◆ Short task ◆
Your task is to extract every entry that follows word for word while excluding the pictures.
====
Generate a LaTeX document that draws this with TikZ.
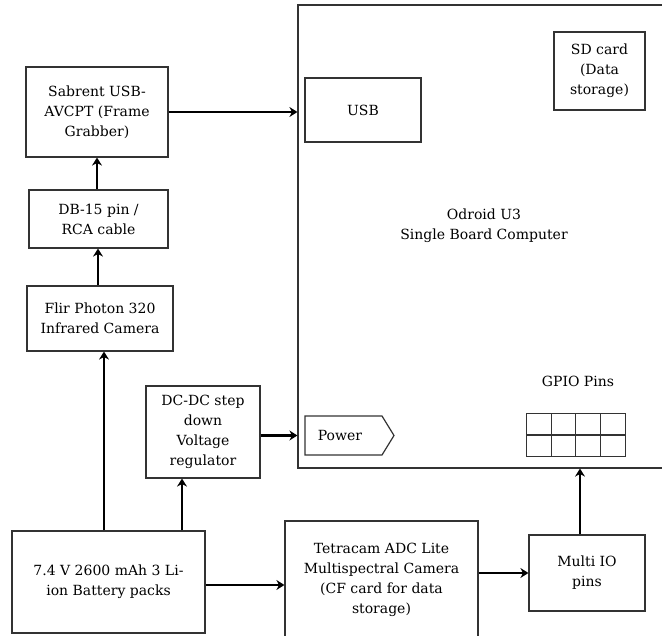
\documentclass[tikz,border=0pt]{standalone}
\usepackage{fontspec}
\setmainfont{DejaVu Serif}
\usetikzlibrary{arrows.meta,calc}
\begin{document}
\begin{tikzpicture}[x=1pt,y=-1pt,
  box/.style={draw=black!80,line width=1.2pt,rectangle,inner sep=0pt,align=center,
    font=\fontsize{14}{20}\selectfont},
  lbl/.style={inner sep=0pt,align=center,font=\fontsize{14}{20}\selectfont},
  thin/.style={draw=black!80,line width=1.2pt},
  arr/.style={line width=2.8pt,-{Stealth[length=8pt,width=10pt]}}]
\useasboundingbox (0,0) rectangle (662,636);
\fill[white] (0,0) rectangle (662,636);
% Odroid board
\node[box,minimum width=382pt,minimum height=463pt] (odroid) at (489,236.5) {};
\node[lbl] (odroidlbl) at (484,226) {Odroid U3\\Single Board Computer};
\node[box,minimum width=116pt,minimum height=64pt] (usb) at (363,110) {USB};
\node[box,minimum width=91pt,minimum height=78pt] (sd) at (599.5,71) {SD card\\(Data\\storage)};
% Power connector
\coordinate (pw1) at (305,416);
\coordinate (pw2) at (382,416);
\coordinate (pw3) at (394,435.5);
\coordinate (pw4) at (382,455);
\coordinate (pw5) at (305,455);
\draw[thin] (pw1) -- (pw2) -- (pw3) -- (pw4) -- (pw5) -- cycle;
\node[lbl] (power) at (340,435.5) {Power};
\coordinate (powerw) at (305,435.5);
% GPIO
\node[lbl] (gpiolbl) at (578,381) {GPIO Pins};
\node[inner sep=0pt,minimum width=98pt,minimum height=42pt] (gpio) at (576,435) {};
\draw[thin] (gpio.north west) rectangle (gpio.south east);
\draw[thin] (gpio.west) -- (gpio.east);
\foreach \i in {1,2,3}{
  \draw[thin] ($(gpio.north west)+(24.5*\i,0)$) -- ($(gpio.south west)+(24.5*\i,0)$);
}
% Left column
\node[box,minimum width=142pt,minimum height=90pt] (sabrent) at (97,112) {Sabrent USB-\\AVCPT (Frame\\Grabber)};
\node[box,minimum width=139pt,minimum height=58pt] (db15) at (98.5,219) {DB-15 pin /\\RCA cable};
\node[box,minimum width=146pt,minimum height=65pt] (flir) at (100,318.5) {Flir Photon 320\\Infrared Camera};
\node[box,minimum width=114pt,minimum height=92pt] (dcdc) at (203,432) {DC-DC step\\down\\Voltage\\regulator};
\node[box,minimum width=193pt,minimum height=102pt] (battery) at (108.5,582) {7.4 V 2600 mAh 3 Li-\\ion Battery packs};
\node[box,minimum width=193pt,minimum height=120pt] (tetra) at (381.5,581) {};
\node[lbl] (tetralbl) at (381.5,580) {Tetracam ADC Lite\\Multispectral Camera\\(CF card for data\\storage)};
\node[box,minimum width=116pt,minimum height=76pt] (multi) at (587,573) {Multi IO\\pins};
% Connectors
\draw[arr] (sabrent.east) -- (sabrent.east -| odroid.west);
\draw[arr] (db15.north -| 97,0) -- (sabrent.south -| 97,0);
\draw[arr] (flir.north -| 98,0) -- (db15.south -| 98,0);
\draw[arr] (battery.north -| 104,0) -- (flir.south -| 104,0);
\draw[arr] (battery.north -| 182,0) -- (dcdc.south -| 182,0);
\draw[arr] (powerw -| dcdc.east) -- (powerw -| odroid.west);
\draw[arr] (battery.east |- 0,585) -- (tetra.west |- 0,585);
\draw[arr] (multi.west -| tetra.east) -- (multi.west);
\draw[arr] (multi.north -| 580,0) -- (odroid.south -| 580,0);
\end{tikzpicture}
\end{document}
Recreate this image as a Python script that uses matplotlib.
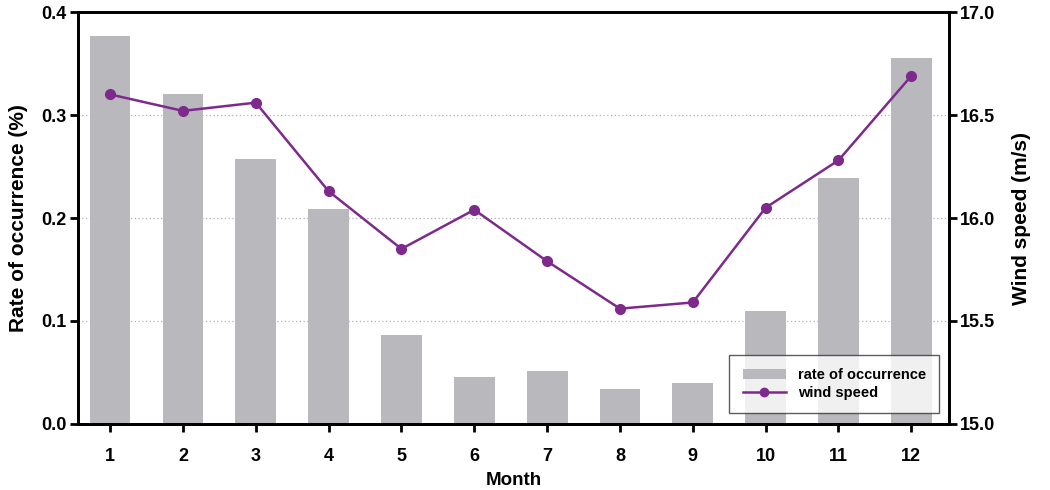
====
◆ Exercise answer ◆
Generate a LaTeX document that draws this with TikZ.
\documentclass[tikz,border=0pt]{standalone}
\usepackage{fontspec}
\setmainfont{DejaVu Serif}
\usetikzlibrary{arrows.meta,calc}
\begin{document}
\begin{tikzpicture}[x=1pt,y=-1pt,
  box/.style={draw=black!80,line width=1.2pt,rectangle,inner sep=0pt,align=center,
    font=\fontsize{14}{20}\selectfont},
  lbl/.style={inner sep=0pt,align=center,font=\fontsize{14}{20}\selectfont},
  thin/.style={draw=black!80,line width=1.2pt},
  arr/.style={line width=2.8pt,-{Stealth[length=8pt,width=10pt]}}]
\useasboundingbox (0,0) rectangle (662,636);
\fill[white] (0,0) rectangle (662,636);
% Odroid board
\node[box,minimum width=382pt,minimum height=463pt] (odroid) at (489,236.5) {};
\node[lbl] (odroidlbl) at (484,226) {Odroid U3\\Single Board Computer};
\node[box,minimum width=116pt,minimum height=64pt] (usb) at (363,110) {USB};
\node[box,minimum width=91pt,minimum height=78pt] (sd) at (599.5,71) {SD card\\(Data\\storage)};
% Power connector
\coordinate (pw1) at (305,416);
\coordinate (pw2) at (382,416);
\coordinate (pw3) at (394,435.5);
\coordinate (pw4) at (382,455);
\coordinate (pw5) at (305,455);
\draw[thin] (pw1) -- (pw2) -- (pw3) -- (pw4) -- (pw5) -- cycle;
\node[lbl] (power) at (340,435.5) {Power};
\coordinate (powerw) at (305,435.5);
% GPIO
\node[lbl] (gpiolbl) at (578,381) {GPIO Pins};
\node[inner sep=0pt,minimum width=98pt,minimum height=42pt] (gpio) at (576,435) {};
\draw[thin] (gpio.north west) rectangle (gpio.south east);
\draw[thin] (gpio.west) -- (gpio.east);
\foreach \i in {1,2,3}{
  \draw[thin] ($(gpio.north west)+(24.5*\i,0)$) -- ($(gpio.south west)+(24.5*\i,0)$);
}
% Left column
\node[box,minimum width=142pt,minimum height=90pt] (sabrent) at (97,112) {Sabrent USB-\\AVCPT (Frame\\Grabber)};
\node[box,minimum width=139pt,minimum height=58pt] (db15) at (98.5,219) {DB-15 pin /\\RCA cable};
\node[box,minimum width=146pt,minimum height=65pt] (flir) at (100,318.5) {Flir Photon 320\\Infrared Camera};
\node[box,minimum width=114pt,minimum height=92pt] (dcdc) at (203,432) {DC-DC step\\down\\Voltage\\regulator};
\node[box,minimum width=193pt,minimum height=102pt] (battery) at (108.5,582) {7.4 V 2600 mAh 3 Li-\\ion Battery packs};
\node[box,minimum width=193pt,minimum height=120pt] (tetra) at (381.5,581) {};
\node[lbl] (tetralbl) at (381.5,580) {Tetracam ADC Lite\\Multispectral Camera\\(CF card for data\\storage)};
\node[box,minimum width=116pt,minimum height=76pt] (multi) at (587,573) {Multi IO\\pins};
% Connectors
\draw[arr] (sabrent.east) -- (sabrent.east -| odroid.west);
\draw[arr] (db15.north -| 97,0) -- (sabrent.south -| 97,0);
\draw[arr] (flir.north -| 98,0) -- (db15.south -| 98,0);
\draw[arr] (battery.north -| 104,0) -- (flir.south -| 104,0);
\draw[arr] (battery.north -| 182,0) -- (dcdc.south -| 182,0);
\draw[arr] (powerw -| dcdc.east) -- (powerw -| odroid.west);
\draw[arr] (battery.east |- 0,585) -- (tetra.west |- 0,585);
\draw[arr] (multi.west -| tetra.east) -- (multi.west);
\draw[arr] (multi.north -| 580,0) -- (odroid.south -| 580,0);
\end{tikzpicture}
\end{document}
Recreate this image as a Python script that uses matplotlib.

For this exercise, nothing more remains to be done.